Kirkheugh
Kirkheugh SSL R NO515166 1 15m
(provost of the) Kirkheuch of Sanctandrois 1535 RSS ii no. 1696 col. 6
kirk of the Lady Heuch c.1560 s Assumption, 80 [‘the prebendarie of Kinkell within the college kirk of the Lady Heuch besyd Sanctandrois ...’]
Kirkheuchis c.1560 s Assumption, 87 [‘prebendarie of Kirkheuchis callit Kernis (Cairns SSL)’]
Kirkheuch 1576 RMS iv no. 2498 [Robert Denestoun, [305] one of the prebendaries of the collegiate church of Kirkheugh]
officium balliatus praepositurae de Kirkheuch 1662 Retours (Fife) no. 914 [to Thomas Hope of Craighall CER, ‘the office of bailiff of the provostry of Kirkheugh and of the lands belonging to the same, with the sasine oxen’ (et terrarum ad idem spectantibus, cum bobus sasinarum lie sasine oxen)][306]
Kirkheugh 1790s OSA, 144 [Ceres belonged to the provostry of Kirkheugh, ‘some remains of which are still to be seen’]
Kirk Heugh or St Mary’s Church 1820 NLS EU.31.W [John Wood, Plan of the City of St Andrews]
the Kirkheuch or Kirkhill 1845 NSA ix, 468
Kirkheugh 1855 OS 6 inch 1st edn
Sc kirk + Sc heuch
‘Church cliff or steep bank’. The eponymous kirk is that of St Mary’s of the Rock, originally the site of the church of the Culdees, perched on the cliff (or heuch) above St Andrews harbour. This is referred to as the ‘collegiate church and royal chapel of the Blessed Virgin Mary beside the city of St Andrews’ in 1501, when its prebends of Kinkell SSL, Dura KMB, Lambieletham CMN and Kinglassie SSL are listed, as well as the prebend which is endowed with 10 merks’ worth of the lands of Kinaldy CMN and Cairns SSL.[307] Its dedication to Mary explains the alternative name Lady Heuch found in the sixteenth century.

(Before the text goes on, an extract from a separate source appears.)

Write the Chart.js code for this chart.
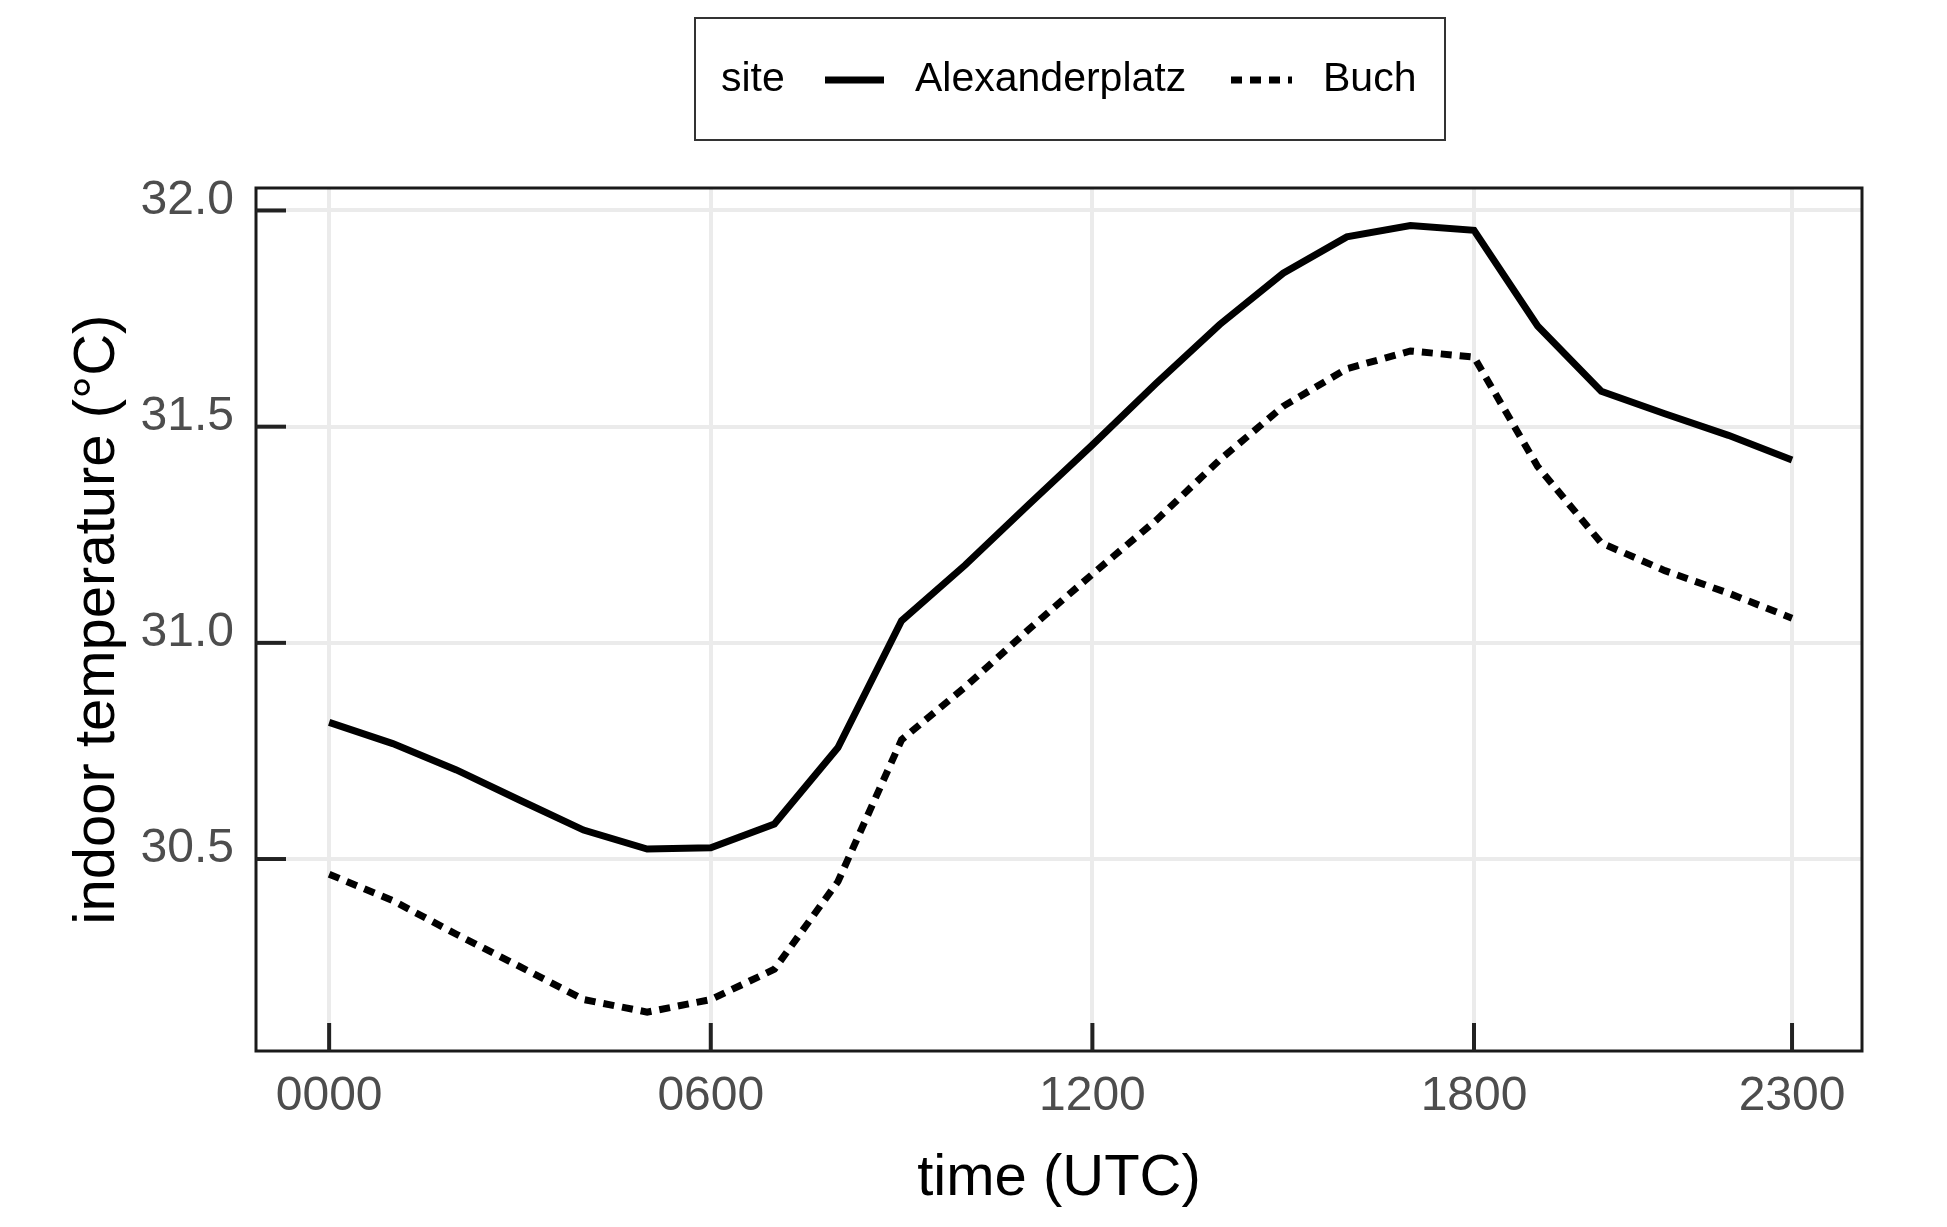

The site still has the remains of a cruciform church, and an extensive medieval cemetery has been revealed by excavation and by the building of two gun platforms on the site in 1860 (NMRS NO51NW 7); several examples of early Christian carved stones have also been found here (Kenworthy 1978–80).
Kirkheugh is also known as Kirkhill, and shown as such on OS 1:10,000 map (2006). Kirkheugh Cottage stands close to the south side of the collegiate church.